- [Requirements]
Go through the listing and set it down exactly, leaving out its pictures.
● ● ● ● ●
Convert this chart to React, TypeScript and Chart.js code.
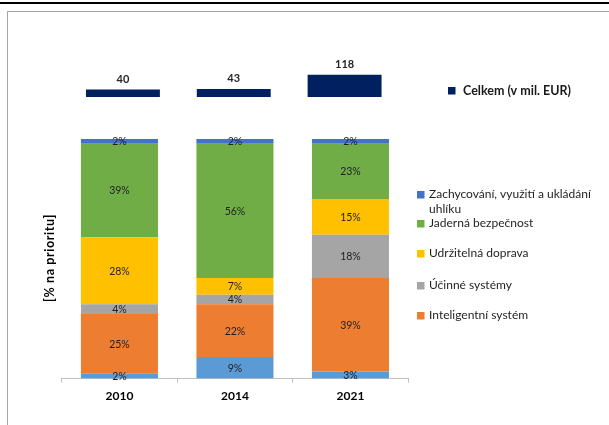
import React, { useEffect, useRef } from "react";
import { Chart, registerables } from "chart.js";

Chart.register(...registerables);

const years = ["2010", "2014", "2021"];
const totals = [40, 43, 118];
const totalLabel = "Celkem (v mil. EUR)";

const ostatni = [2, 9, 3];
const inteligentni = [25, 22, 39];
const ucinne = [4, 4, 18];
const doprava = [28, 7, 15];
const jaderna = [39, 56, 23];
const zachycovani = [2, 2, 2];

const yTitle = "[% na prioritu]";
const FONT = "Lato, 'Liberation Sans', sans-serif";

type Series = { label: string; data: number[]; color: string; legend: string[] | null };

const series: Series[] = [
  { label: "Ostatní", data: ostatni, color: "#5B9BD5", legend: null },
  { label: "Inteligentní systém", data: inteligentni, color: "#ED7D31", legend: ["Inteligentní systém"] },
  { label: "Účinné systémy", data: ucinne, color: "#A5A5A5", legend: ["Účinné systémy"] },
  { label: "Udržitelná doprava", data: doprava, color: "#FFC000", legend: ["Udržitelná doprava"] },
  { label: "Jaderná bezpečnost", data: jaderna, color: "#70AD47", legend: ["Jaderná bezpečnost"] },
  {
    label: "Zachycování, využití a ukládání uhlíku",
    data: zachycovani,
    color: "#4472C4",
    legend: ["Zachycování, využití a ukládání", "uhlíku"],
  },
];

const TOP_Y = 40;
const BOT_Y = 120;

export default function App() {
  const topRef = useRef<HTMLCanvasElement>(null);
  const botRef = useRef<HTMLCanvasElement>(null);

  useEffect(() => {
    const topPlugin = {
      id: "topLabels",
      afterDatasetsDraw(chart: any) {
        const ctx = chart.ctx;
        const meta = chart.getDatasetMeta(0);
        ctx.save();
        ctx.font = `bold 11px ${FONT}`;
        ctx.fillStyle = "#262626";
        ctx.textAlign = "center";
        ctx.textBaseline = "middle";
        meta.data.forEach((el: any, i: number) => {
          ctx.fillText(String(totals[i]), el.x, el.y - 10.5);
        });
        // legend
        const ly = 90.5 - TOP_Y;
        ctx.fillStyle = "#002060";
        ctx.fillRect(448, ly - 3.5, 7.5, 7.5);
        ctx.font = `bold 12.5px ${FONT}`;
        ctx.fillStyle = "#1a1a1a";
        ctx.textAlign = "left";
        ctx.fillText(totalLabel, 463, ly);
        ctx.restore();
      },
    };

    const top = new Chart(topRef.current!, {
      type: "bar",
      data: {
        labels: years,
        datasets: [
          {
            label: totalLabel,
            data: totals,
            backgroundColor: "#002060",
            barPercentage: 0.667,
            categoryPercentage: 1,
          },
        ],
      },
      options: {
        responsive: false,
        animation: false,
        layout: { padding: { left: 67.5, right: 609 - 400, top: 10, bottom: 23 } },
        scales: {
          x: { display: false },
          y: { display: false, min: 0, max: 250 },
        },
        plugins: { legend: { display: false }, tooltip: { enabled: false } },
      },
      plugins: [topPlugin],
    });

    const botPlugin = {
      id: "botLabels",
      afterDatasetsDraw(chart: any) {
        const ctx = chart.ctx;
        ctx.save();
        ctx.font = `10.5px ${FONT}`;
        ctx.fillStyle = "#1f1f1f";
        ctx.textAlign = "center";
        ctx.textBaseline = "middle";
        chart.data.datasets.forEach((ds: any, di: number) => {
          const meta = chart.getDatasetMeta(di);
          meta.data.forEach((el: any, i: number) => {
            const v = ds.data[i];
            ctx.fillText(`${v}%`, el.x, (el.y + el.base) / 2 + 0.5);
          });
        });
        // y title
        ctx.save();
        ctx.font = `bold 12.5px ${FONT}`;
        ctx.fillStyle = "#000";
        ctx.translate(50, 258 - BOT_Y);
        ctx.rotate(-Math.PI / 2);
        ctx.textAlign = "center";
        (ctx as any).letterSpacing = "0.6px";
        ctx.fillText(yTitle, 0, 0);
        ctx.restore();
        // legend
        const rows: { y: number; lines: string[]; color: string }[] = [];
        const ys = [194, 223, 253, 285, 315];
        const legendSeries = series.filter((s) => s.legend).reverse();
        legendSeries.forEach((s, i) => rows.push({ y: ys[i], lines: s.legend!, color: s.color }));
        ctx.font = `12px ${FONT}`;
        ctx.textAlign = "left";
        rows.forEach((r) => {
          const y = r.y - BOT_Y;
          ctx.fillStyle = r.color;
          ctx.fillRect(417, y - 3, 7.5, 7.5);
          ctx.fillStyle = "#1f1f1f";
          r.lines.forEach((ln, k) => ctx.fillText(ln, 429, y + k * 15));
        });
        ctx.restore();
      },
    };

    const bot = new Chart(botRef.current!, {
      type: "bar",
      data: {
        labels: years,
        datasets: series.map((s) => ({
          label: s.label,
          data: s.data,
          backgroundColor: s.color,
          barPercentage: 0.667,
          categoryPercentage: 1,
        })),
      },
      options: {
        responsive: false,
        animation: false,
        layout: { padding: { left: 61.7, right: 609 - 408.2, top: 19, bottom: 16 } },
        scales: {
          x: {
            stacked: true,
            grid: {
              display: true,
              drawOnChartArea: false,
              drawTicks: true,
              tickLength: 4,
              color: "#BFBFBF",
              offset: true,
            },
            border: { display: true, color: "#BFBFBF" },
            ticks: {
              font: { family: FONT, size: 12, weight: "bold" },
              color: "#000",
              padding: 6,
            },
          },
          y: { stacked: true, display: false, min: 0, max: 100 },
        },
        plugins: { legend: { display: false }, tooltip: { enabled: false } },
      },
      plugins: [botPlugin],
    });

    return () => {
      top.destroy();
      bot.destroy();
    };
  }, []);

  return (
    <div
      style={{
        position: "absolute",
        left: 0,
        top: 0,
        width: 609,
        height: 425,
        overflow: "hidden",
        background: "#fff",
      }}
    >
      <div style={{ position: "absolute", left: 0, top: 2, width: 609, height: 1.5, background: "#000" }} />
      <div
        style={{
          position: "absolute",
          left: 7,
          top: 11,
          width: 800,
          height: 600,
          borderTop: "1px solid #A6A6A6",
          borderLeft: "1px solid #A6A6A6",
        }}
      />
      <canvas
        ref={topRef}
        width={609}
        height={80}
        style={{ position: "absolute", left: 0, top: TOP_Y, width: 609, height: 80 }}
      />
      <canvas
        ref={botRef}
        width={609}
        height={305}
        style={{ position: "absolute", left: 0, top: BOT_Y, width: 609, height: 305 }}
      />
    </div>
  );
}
● ● ● ● ●
- [Expected answer]
Convert this chart to React, TypeScript and Chart.js code.
import React, { useEffect, useRef } from "react";
import { Chart, registerables } from "chart.js";

Chart.register(...registerables);

const years = ["2010", "2014", "2021"];
const totals = [40, 43, 118];
const totalLabel = "Celkem (v mil. EUR)";

const ostatni = [2, 9, 3];
const inteligentni = [25, 22, 39];
const ucinne = [4, 4, 18];
const doprava = [28, 7, 15];
const jaderna = [39, 56, 23];
const zachycovani = [2, 2, 2];

const yTitle = "[% na prioritu]";
const FONT = "Lato, 'Liberation Sans', sans-serif";

type Series = { label: string; data: number[]; color: string; legend: string[] | null };

const series: Series[] = [
  { label: "Ostatní", data: ostatni, color: "#5B9BD5", legend: null },
  { label: "Inteligentní systém", data: inteligentni, color: "#ED7D31", legend: ["Inteligentní systém"] },
  { label: "Účinné systémy", data: ucinne, color: "#A5A5A5", legend: ["Účinné systémy"] },
  { label: "Udržitelná doprava", data: doprava, color: "#FFC000", legend: ["Udržitelná doprava"] },
  { label: "Jaderná bezpečnost", data: jaderna, color: "#70AD47", legend: ["Jaderná bezpečnost"] },
  {
    label: "Zachycování, využití a ukládání uhlíku",
    data: zachycovani,
    color: "#4472C4",
    legend: ["Zachycování, využití a ukládání", "uhlíku"],
  },
];

const TOP_Y = 40;
const BOT_Y = 120;

export default function App() {
  const topRef = useRef<HTMLCanvasElement>(null);
  const botRef = useRef<HTMLCanvasElement>(null);

  useEffect(() => {
    const topPlugin = {
      id: "topLabels",
      afterDatasetsDraw(chart: any) {
        const ctx = chart.ctx;
        const meta = chart.getDatasetMeta(0);
        ctx.save();
        ctx.font = `bold 11px ${FONT}`;
        ctx.fillStyle = "#262626";
        ctx.textAlign = "center";
        ctx.textBaseline = "middle";
        meta.data.forEach((el: any, i: number) => {
          ctx.fillText(String(totals[i]), el.x, el.y - 10.5);
        });
        // legend
        const ly = 90.5 - TOP_Y;
        ctx.fillStyle = "#002060";
        ctx.fillRect(448, ly - 3.5, 7.5, 7.5);
        ctx.font = `bold 12.5px ${FONT}`;
        ctx.fillStyle = "#1a1a1a";
        ctx.textAlign = "left";
        ctx.fillText(totalLabel, 463, ly);
        ctx.restore();
      },
    };

    const top = new Chart(topRef.current!, {
      type: "bar",
      data: {
        labels: years,
        datasets: [
          {
            label: totalLabel,
            data: totals,
            backgroundColor: "#002060",
            barPercentage: 0.667,
            categoryPercentage: 1,
          },
        ],
      },
      options: {
        responsive: false,
        animation: false,
        layout: { padding: { left: 67.5, right: 609 - 400, top: 10, bottom: 23 } },
        scales: {
          x: { display: false },
          y: { display: false, min: 0, max: 250 },
        },
        plugins: { legend: { display: false }, tooltip: { enabled: false } },
      },
      plugins: [topPlugin],
    });

    const botPlugin = {
      id: "botLabels",
      afterDatasetsDraw(chart: any) {
        const ctx = chart.ctx;
        ctx.save();
        ctx.font = `10.5px ${FONT}`;
        ctx.fillStyle = "#1f1f1f";
        ctx.textAlign = "center";
        ctx.textBaseline = "middle";
        chart.data.datasets.forEach((ds: any, di: number) => {
          const meta = chart.getDatasetMeta(di);
          meta.data.forEach((el: any, i: number) => {
            const v = ds.data[i];
            ctx.fillText(`${v}%`, el.x, (el.y + el.base) / 2 + 0.5);
          });
        });
        // y title
        ctx.save();
        ctx.font = `bold 12.5px ${FONT}`;
        ctx.fillStyle = "#000";
        ctx.translate(50, 258 - BOT_Y);
        ctx.rotate(-Math.PI / 2);
        ctx.textAlign = "center";
        (ctx as any).letterSpacing = "0.6px";
        ctx.fillText(yTitle, 0, 0);
        ctx.restore();
        // legend
        const rows: { y: number; lines: string[]; color: string }[] = [];
        const ys = [194, 223, 253, 285, 315];
        const legendSeries = series.filter((s) => s.legend).reverse();
        legendSeries.forEach((s, i) => rows.push({ y: ys[i], lines: s.legend!, color: s.color }));
        ctx.font = `12px ${FONT}`;
        ctx.textAlign = "left";
        rows.forEach((r) => {
          const y = r.y - BOT_Y;
          ctx.fillStyle = r.color;
          ctx.fillRect(417, y - 3, 7.5, 7.5);
          ctx.fillStyle = "#1f1f1f";
          r.lines.forEach((ln, k) => ctx.fillText(ln, 429, y + k * 15));
        });
        ctx.restore();
      },
    };

    const bot = new Chart(botRef.current!, {
      type: "bar",
      data: {
        labels: years,
        datasets: series.map((s) => ({
          label: s.label,
          data: s.data,
          backgroundColor: s.color,
          barPercentage: 0.667,
          categoryPercentage: 1,
        })),
      },
      options: {
        responsive: false,
        animation: false,
        layout: { padding: { left: 61.7, right: 609 - 408.2, top: 19, bottom: 16 } },
        scales: {
          x: {
            stacked: true,
            grid: {
              display: true,
              drawOnChartArea: false,
              drawTicks: true,
              tickLength: 4,
              color: "#BFBFBF",
              offset: true,
            },
            border: { display: true, color: "#BFBFBF" },
            ticks: {
              font: { family: FONT, size: 12, weight: "bold" },
              color: "#000",
              padding: 6,
            },
          },
          y: { stacked: true, display: false, min: 0, max: 100 },
        },
        plugins: { legend: { display: false }, tooltip: { enabled: false } },
      },
      plugins: [botPlugin],
    });

    return () => {
      top.destroy();
      bot.destroy();
    };
  }, []);

  return (
    <div
      style={{
        position: "absolute",
        left: 0,
        top: 0,
        width: 609,
        height: 425,
        overflow: "hidden",
        background: "#fff",
      }}
    >
      <div style={{ position: "absolute", left: 0, top: 2, width: 609, height: 1.5, background: "#000" }} />
      <div
        style={{
          position: "absolute",
          left: 7,
          top: 11,
          width: 800,
          height: 600,
          borderTop: "1px solid #A6A6A6",
          borderLeft: "1px solid #A6A6A6",
        }}
      />
      <canvas
        ref={topRef}
        width={609}
        height={80}
        style={{ position: "absolute", left: 0, top: TOP_Y, width: 609, height: 80 }}
      />
      <canvas
        ref={botRef}
        width={609}
        height={305}
        style={{ position: "absolute", left: 0, top: BOT_Y, width: 609, height: 305 }}
      />
    </div>
  );
}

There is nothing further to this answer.